Para mediados del segundo siglo, el obispo Policarpo de Esmirna era un hombre anciano. Un documento llamado El Martirio de Policarpo, escrito poco después de su muerte en el 155, registra que él era tan venerado por sus discípulos que nunca tuvo que desabrocharse los zapatos. “Nunca había estado acostumbrado a hacer esto antes, ya que los fieles solían competir entre sí en su afán de tocar su piel desnuda—tal veneración universal había ganado para él la santidad de su vida.” Cuando fue ejecutado por su cristianismo, un discípulo testigo registró: “Recogimos sus huesos—más preciosos para nosotros que las joyas, y más finos que el oro puro—y los colocamos en un lugar adecuado para el propósito.”
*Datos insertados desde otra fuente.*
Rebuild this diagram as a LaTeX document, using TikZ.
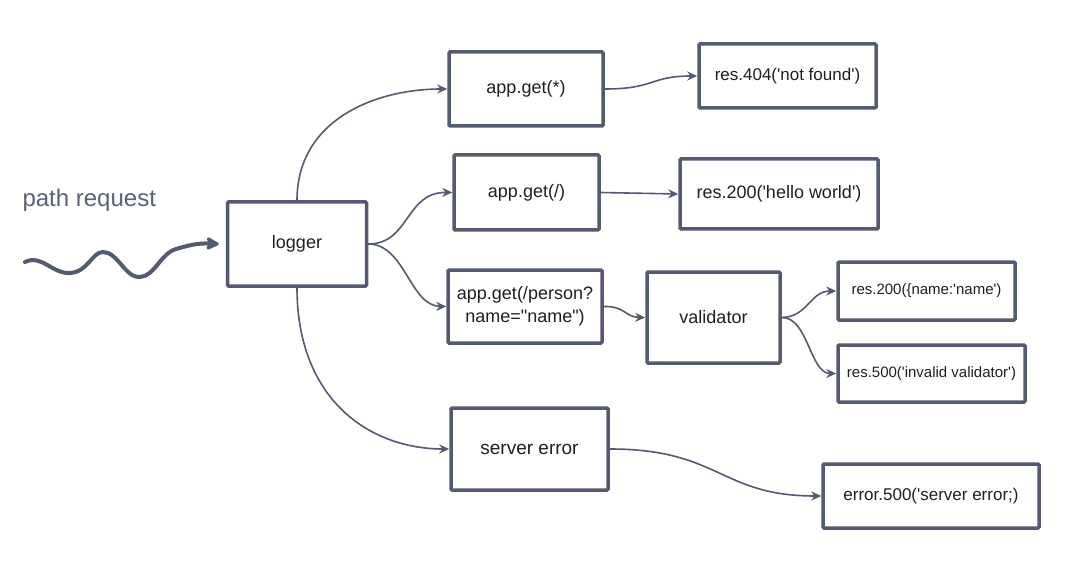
\documentclass[tikz,border=0pt]{standalone}
\usepackage{fontspec}
\setmainfont{Liberation Sans}[Ligatures=TeXOff]
\usetikzlibrary{arrows.meta}
\definecolor{lc}{HTML}{535A72}
\definecolor{tc}{HTML}{1F1F24}
\definecolor{pc}{HTML}{5A6178}
\begin{document}
\begin{tikzpicture}[x=1pt,y=-1pt,
  box/.style={draw=lc, line width=3.5pt, rounded corners=1pt, inner sep=0pt, text=tc, align=center, font=\fontsize{18}{22}\selectfont},
  conn/.style={draw=lc, line width=1.6pt, -{Stealth[length=10pt,width=9pt]}},
]
\fill[white] (0,0) rectangle (1071,572);
\useasboundingbox (0,0) rectangle (1071,572);

\node[text=pc, font=\fontsize{24}{28}\selectfont, anchor=base west] (pr) at (19,207) {path request};

\node[box, minimum width=139pt, minimum height=84pt] (logger) at (297,244) {logger};
\node[box, minimum width=154pt, minimum height=74pt] (appstar) at (526,89) {app.get(*)};
\node[box, minimum width=177pt, minimum height=64pt, font=\fontsize{17}{20}\selectfont] (r404) at (787.5,76) {res.404('not found')};
\node[box, minimum width=145pt, minimum height=75pt] (appslash) at (526.5,192.5) {app.get(/)};
\node[box, minimum width=198pt, minimum height=70pt] (r200hw) at (779,194) {res.200('hello world')};
\node[box, minimum width=154pt, minimum height=73pt, font=\fontsize{18}{23}\selectfont] (person) at (525,306.5) {app.get(/person?\\name="name")};
\node[box, minimum width=133pt, minimum height=91pt] (valid) at (713.5,317.5) {validator};
\node[box, minimum width=177pt, minimum height=58pt, font=\fontsize{15}{18}\selectfont] (r200n) at (926.5,291) {res.200(\{name:'name')};
\node[box, minimum width=187pt, minimum height=57pt, font=\fontsize{15}{18}\selectfont] (r500) at (931.5,373.5) {res.500('invalid validator')};
\node[box, minimum width=157pt, minimum height=82pt, font=\fontsize{19}{22}\selectfont] (serr) at (529.5,449) {server error};
\node[box, minimum width=216pt, minimum height=64pt, font=\fontsize{17}{20}\selectfont] (e500) at (931,496) {error.500('server error;)};

% squiggle
\draw[draw=lc, line width=4pt, line cap=round, -{Stealth[length=15pt,width=15pt,inset=3pt,round]}]
  (25,262) .. controls (42,254) and (52,274) .. (70,273)
  .. controls (88,272) and (92,252) .. (103,252)
  .. controls (118,252) and (125,278) .. (140,277)
  .. controls (155,276) and (160,254) .. (176,249)
  .. controls (190,245) and (198,243) .. ([xshift=-7pt]logger.west);

% connectors
\draw[conn] (logger.north) .. controls (297,120) and (375,89) .. (appstar.west);
\draw[conn] (logger.east) .. controls (410,244) and (405,192) .. (appslash.west);
\draw[conn] (logger.east) .. controls (405,244) and (410,306) .. (person.west);
\draw[conn] (logger.south) .. controls (297,400) and (370,449) .. (serr.west);
\draw[conn] (appstar.east) .. controls (655,89) and (650,76) .. (r404.west);
\draw[conn] (appslash.east) -- (r200hw.west);
\draw[conn] (person.east) .. controls (625,306) and (625,317) .. (valid.west);
\draw[conn] (valid.east) .. controls (808,317) and (810,291) .. (r200n.west);
\draw[conn] (valid.east) .. controls (808,317) and (810,373.5) .. (r500.west);
\draw[conn] (serr.east) .. controls (720,449) and (720,496) .. (e500.west);
\end{tikzpicture}
\end{document}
Un libro llamado la Didaché, o Enseñanza de los Doce Apóstoles, se cree que fue escrito antes del 150, con mucho de su contenido probablemente incluso antes del final del primer siglo. Así, podría reflejar algunas de las primeras ideas cristianas de la era postapostólica. Los Santos de los Últimos Días encontrarán en la Didaché una serie de creencias y prácticas que son manifiestamente incompatibles con la revelación—particularmente dado el temprano momento de su composición.

La Didaché nos da la primera referencia histórica al bautismo por aspersión. Aunque identifica la inmersión en agua corriente como el método preferido, permite la aspersión si la inmersión no es práctica. Esta innovación no escritural destruye el propósito del bautismo al eliminar el simbolismo doctrinal de la muerte, el entierro y la nueva vida que se enseña tan bien por Pablo en el Nuevo Testamento (Rom. 6:3-4; Col. 2:12; 3:1). De manera similar, las oraciones sacramentales de la Didaché no tienen nada en común con las palabras bíblicas de Jesús sobre la ordenanza (Mat. 26:26-28; 1 Cor. 11:23-26) ni con las oraciones que han sido reveladas por Dios en las escrituras modernas (Moro. 4:3; 5:2; D&C 20:77, 79). Las versiones de la Didaché carecen por completo de la base doctrinal de la ordenanza: no hay referencia al testimonio o al hacer un pacto, y no se menciona que el pan y el vino sean representaciones simbólicas de Cristo.

Una última innovación de la Didaché que vale la pena señalar es una breve instrucción administrativa: “Por tanto, nombren para ustedes mismos obispos y diáconos.” Aunque, a primera vista, esto puede no parecer un problema mayor, de hecho es sintomático de una redefinición fundamental de la Iglesia Cristiana que ya se había producido antes de que se escribiera la Didaché. El patrón del Nuevo Testamento no era que las congregaciones eligieran a sus propios líderes, sino que los apóstoles llamados divinamente, o aquellos específicamente asignados por los apóstoles, elegían y nombraban a los que presidirían, incluso en las congregaciones locales (por ejemplo, Hechos 14:23; Tito 1:5).

Sin Apóstoles

Jesús dio instrucciones a los apóstoles sobre cómo continuar con su obra después de su partida (por ejemplo, Mat. 28:19-20; Hechos 1:2-3). Está claro que la Iglesia debía continuar y que el liderazgo de los Doce continuaría el de Cristo tanto en su autoridad como en su servicio en el nombre de Cristo. Pero en ninguna parte del Nuevo Testamento hay instrucciones sobre cómo administrar la Iglesia después de la partida de los Doce. Por ejemplo, no hay planes sobre cómo seguir llamando y apartando nuevos líderes sin los apóstoles, ni sobre cómo organizar la Iglesia en las áreas donde se introduciría el evangelio, ni sobre cómo recibir revelación continua en favor de la Iglesia como lo hacían los apóstoles para satisfacer sus necesidades en constante cambio.

El Nuevo Testamento simplemente no prevé la existencia de la Iglesia del Señor sin apóstoles, ni hace ninguna preparación para esa posibilidad. Eso no fue porque Jesús y los Doce no se preocuparan, ni porque anticiparan que el apostolado perduraría para siempre. La razón es clara, y es tan simple como ominosa: Sin apóstoles, no hay Iglesia de Jesucristo.